Alors qu’à l’époque les habitants de Gaza étaient encore en mesure de se déplacer et d’entrer et sortir de la Bande de Gaza, leur capacité à vivre librement de leur travail sur leur terre avait été sérieusement restreinte, ainsi que l’était leur économie. Selon le Dr Roy, l’occupation avait rendu la Bande désespérément dépendante d’Israël et vulnérable à ses fluctuations économiques comme aux caprices de ses dirigeants politiques. L’occupation avait aussi créé un marché captif, un dépotoir commode pour des produits israéliens.
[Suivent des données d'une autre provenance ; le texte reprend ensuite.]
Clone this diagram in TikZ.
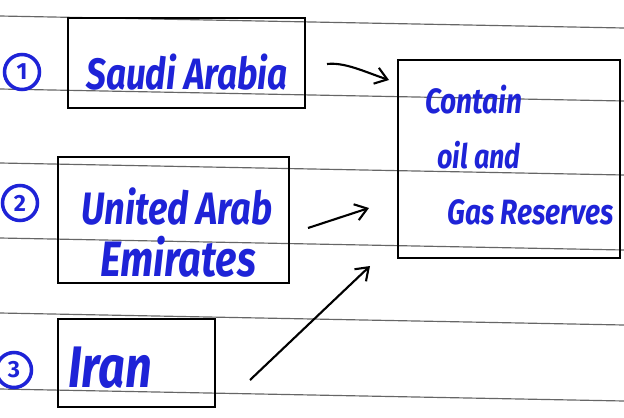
\documentclass[tikz,border=0pt]{standalone}
\usepackage{fontspec}
\usepackage{graphicx}
\setmainfont{Fira Sans}
\usetikzlibrary{arrows.meta}
\definecolor{ink}{RGB}{30,35,215}
\newcommand{\tall}[1]{\scalebox{1}[1.25]{#1}}
\begin{document}
\begin{tikzpicture}[x=0.03cm,y=-0.03cm,
		box/.style={draw=black, line width=2pt, inner sep=0pt},
		hand/.style={text=ink, font=\bfseries\itshape\fontsize{#1}{#1}\selectfont, inner sep=0pt},
		hand/.default=26,
		num/.style={circle, draw=ink, line width=3pt, text=ink, minimum size=1.05cm, inner sep=0pt, font=\bfseries\fontsize{20}{20}\selectfont},
		pfeil/.style={line width=1.8pt, -{Straight Barb[length=3.5mm,width=5mm]}}]
		\useasboundingbox (0,0) rectangle (624,417);
		\fill[white] (0,0) rectangle (624,417);
		%Linien
		\foreach \y in {16,89,163,238,313,389} {
			\draw[black!60, line width=1pt] (0,\y) -- (624,\y+12);
		}
		%Laender
		\node[num] (c1) at (22,72) {1};
		\node[box, minimum width=7.11cm, minimum height=2.7cm] (sa) at (186.5,63) {};
		\node[hand=30] (sat) at (187,72) {\tall{Saudi Arabia}};
		\node[num] (c2) at (20,203) {2};
		\node[box, minimum width=6.93cm, minimum height=3.78cm] (uae) at (173.5,220) {};
		\node[hand=31] (uae1) at (177,206) {\tall{United Arab}};
		\node[hand=34] (uae2) at (178,257) {\tall{Emirates}};
		\node[num] (c3) at (14,370) {3};
		\node[box, minimum width=4.71cm, minimum height=2.64cm] (ir) at (136.5,363) {};
		\node[hand=40, anchor=west] (irt) at (68,368) {\tall{Iran}};
		%Reserven
		\node[box, minimum width=6.66cm, minimum height=5.94cm] (res) at (509,159) {};
		\node[hand=24, anchor=west] (r1) at (425,100) {\tall{Contain}};
		\node[hand=23, anchor=west] (r2) at (437,155) {\tall{oil and}};
		\node[hand=24, anchor=west] (r3) at (447,212) {\tall{Gas Reserves}};
		%Pfeile
		\coordinate (a1) at (327,64);
		\coordinate (b1) at (389,80);
		\coordinate (a2) at (308,228);
		\coordinate (b2) at (369,208);
		\coordinate (a3) at (250,380);
		\coordinate (b3) at (370,266);
		\draw[pfeil] (a1) .. controls (345,62) and (365,72) .. (b1);
		\draw[pfeil] (a2) -- (b2);
		\draw[pfeil] (a3) -- (b3);
\end{tikzpicture}
\end{document}
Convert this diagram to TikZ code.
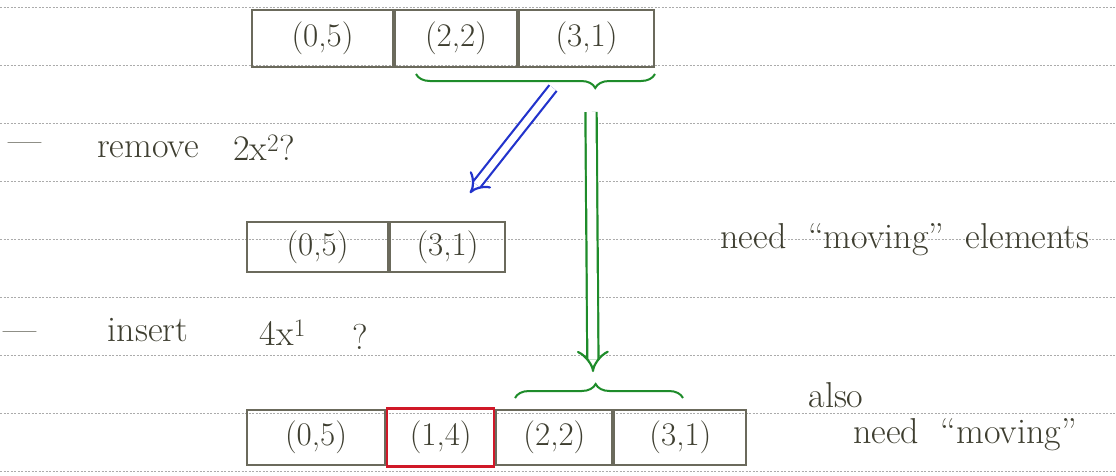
\documentclass[tikz,border=0pt]{standalone}
\usepackage{xcolor}
\usepackage{tikz}
\usetikzlibrary{calc,arrows.meta,decorations.pathreplacing}
\definecolor{ink}{HTML}{3E3E30}
\definecolor{boxink}{HTML}{6B6A5C}
\definecolor{paperrule}{HTML}{ABABAB}
\definecolor{pengreen}{HTML}{1E8C2A}
\definecolor{penblue}{HTML}{2233CC}
\definecolor{penred}{HTML}{D01828}
\tikzset{cell/.style={draw=boxink,line width=2pt,inner sep=0pt,font=\fontsize{33}{36}\selectfont,text=ink},
hand/.style={font=\fontsize{36}{40}\selectfont,text=ink,inner sep=1pt},
brc/.style={draw=pengreen,line width=2pt,decorate},
dbl/.style={double,line width=2.2pt,-{Implies}}}

\begin{document}
\begin{tikzpicture}[x=1pt,y=-1pt]
\useasboundingbox (0,0) rectangle (1116,475);
\fill[white] (0,0) rectangle (1116,475);
\foreach \y in {7,65,...,471} \draw[paperrule,line width=0.6pt,dash pattern=on 2pt off 1.5pt] (0,\y)--(1116,\y);
% top array
\node[cell,minimum width=141,minimum height=57] (a1) at (322.5,38.5) {(0,5)};
\node[cell,minimum width=122,minimum height=57,anchor=west] (a2) at (a1.east) {(2,2)};
\node[cell,minimum width=135,minimum height=57,anchor=west] (a3) at (a2.east) {(3,1)};
% after remove
\node[cell,minimum width=141,minimum height=50] (b1) at (317.5,247) {(0,5)};
\node[cell,minimum width=115,minimum height=50,anchor=west] (b2) at (b1.east) {(3,1)};
% after insert
\node[cell,minimum width=138,minimum height=55] (c1) at (316,437.5) {(0,5)};
\node[cell,draw=penred,line width=2.4pt,minimum width=107,minimum height=58,anchor=west] (c2) at (c1.east) {(1,4)};
\node[cell,minimum width=116,minimum height=55,anchor=west] (c3) at (c2.east) {(2,2)};
\node[cell,minimum width=132,minimum height=55,anchor=west] (c4) at (c3.east) {(3,1)};
\coordinate (ta) at ($(a3.south east)+(0,6)$); \coordinate (tb) at ($(a2.south)+(-40,6)$);
\draw[brc,decoration={brace,amplitude=14,aspect=0.25}] (ta)--(tb);
\coordinate (ua) at (515,398); \coordinate (ub) at (683,398);
\draw[brc,decoration={brace,amplitude=14,aspect=0.48}] (ua)--(ub);
\coordinate (bs) at (553,88); \coordinate (be) at (470,193);
\coordinate (gs) at (591,112); \coordinate (ge) at (593,372);
\draw[dbl,penblue,double distance=7pt] (bs)--(be);
\draw[dbl,pengreen,double distance=9pt] (gs)--(ge);
\node[hand] (r0) at (25,148) {---}; \node[hand] (r1) at (148,150) {remove}; \node[hand] (r2) at (264,148) {2x\textsuperscript{2}?};
\node[hand,anchor=west] (i0) at (2,337) {---}; \node[hand] (i1) at (148,330) {insert}; \node[hand] (i2) at (283,333) {4x\textsuperscript{1}}; \node[hand] (i3) at (360,337) {?};
\node[hand] (n1) at (905,240) {need \ ``moving'' \ elements};
\node[hand] (n2) at (836,395) {also};
\node[hand] (n3) at (965,435) {need \ ``moving''};
\end{tikzpicture}
\end{document}
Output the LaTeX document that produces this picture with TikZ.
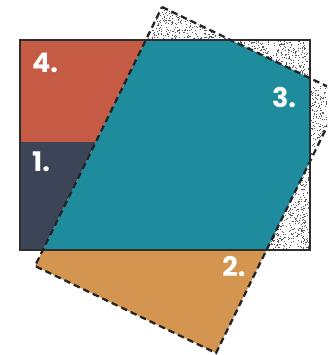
\documentclass[tikz,border=0pt]{standalone}
\usepackage{fontspec}
\setmainfont{Poppins}
\usepackage{tikz}
\usetikzlibrary{calc}
\definecolor{ovred}  {HTML}{C65B45}
\definecolor{ovslate}{HTML}{3B4557}
\definecolor{ovteal} {HTML}{1F8C9D}
\definecolor{ovsand} {HTML}{D39550}
\definecolor{ovink}  {HTML}{2E2E30}
\tikzset{
  ovframe/.style={draw=ovink, line width=2pt, line join=miter},
  ovdash/.style={draw=ovink!80!black, line width=2.3pt, dash pattern=on 6.5pt off 4pt},
  ovnum/.style={text=white, font=\fontsize{27}{27}\selectfont\bfseries, inner sep=0pt},
  ovspeck/.style={fill=ovink!80},
}

\begin{document}
\begin{tikzpicture}[x=1pt, y=-1pt]
  \useasboundingbox (0,0) rectangle (327,355);
  \clip (0,0) rectangle (327,355);
  % the plain frame and the tilted sheet
  \coordinate (fa) at (20,40);   \coordinate (fb) at (310,40);
  \coordinate (fc) at (310,250); \coordinate (fd) at (20,250);
  \coordinate (T) at (162,7);    \coordinate (R) at (343,94);
  \coordinate (B) at (216,353);  \coordinate (L) at (35,266);
  % speckle on the union of both
  \begin{scope}
    \clip (fa) -- (fb) -- (fc) -- (fd) -- cycle (T) -- (R) -- (B) -- (L) -- cycle;
    \pgfmathsetseed{4242}
    \foreach \i in {1,...,3000}
      { \fill[ovspeck] ({140+187*rnd},{4+97*rnd}) rectangle ++(0.9,0.9); }
    \foreach \i in {1,...,1700}
      { \fill[ovspeck] ({258+69*rnd},{100+153*rnd}) rectangle ++(0.9,0.9); }
  \end{scope}
  % left part of the frame: 4. and 1.
  \begin{scope}
    \clip (T) -- (L) -- (0,266) -- (0,7) -- cycle;
    \fill[ovred]   (fa) rectangle (310,142);
    \fill[ovslate] (20,142) rectangle (fc);
  \end{scope}
  % overlap
  \begin{scope}
    \clip (fa) rectangle (fc);
    \fill[ovteal] (T) -- (R) -- (B) -- (L) -- cycle;
  \end{scope}
  % below the frame
  \begin{scope}
    \clip (T) -- (R) -- (B) -- (L) -- cycle;
    \fill[ovsand] (0,250) rectangle (327,355);
  \end{scope}
  \draw[ovframe] (fa) -- (fb) -- (fc) -- (fd) -- cycle;
  \draw[ovdash] (T) -- (R) -- (B) -- (L) -- cycle;
  \node[ovnum] (n4) at (45,63)  {4.};
  \node[ovnum] (n1) at (41,162) {1.};
  \node[ovnum] (n3) at (284,98) {3.};
  \node[ovnum] (n2) at (234,267) {2.};
\end{tikzpicture}
\end{document}
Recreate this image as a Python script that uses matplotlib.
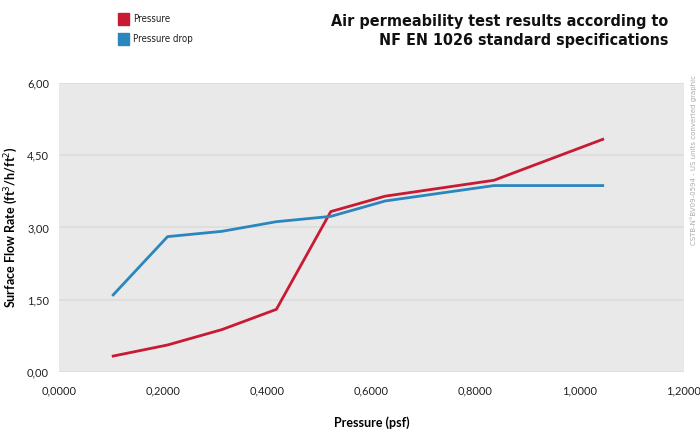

Mais, ainsi que l’a souligné le Dr Roy, les malheurs de l’économie de Gaza n’avaient pas commencé avec l’occupation. Ils ont commencé avec le soudain afflux inattendu de réfugiés palestiniens en 1948.  La Bande de Gaza était à cette époque essen­tiel­lement agricole, explique-t-elle, et la richesse était fortement concentrée entre les mains d’une petite minorité. Pour le dire simplement, il n’y avait pas assez pour tout le monde.

Les organisateurs des “flottilles” ont souligné leur volonté de tenter de contester le blocus israélien de Gaza, mais si on décortique le blocus lui-même, cela met en évidence des questions urgentes auxquelles il faut trouver des réponses : le statut des réfugiés, les effets désastreux et implacables de plus de 40 ans d’occupation, et le total manque de respect d’Israël pour les droits humains des non-Juifs. Et c’est là une discussion que le gouvernement israélien veut qu’aucun d’entre nous n’entame.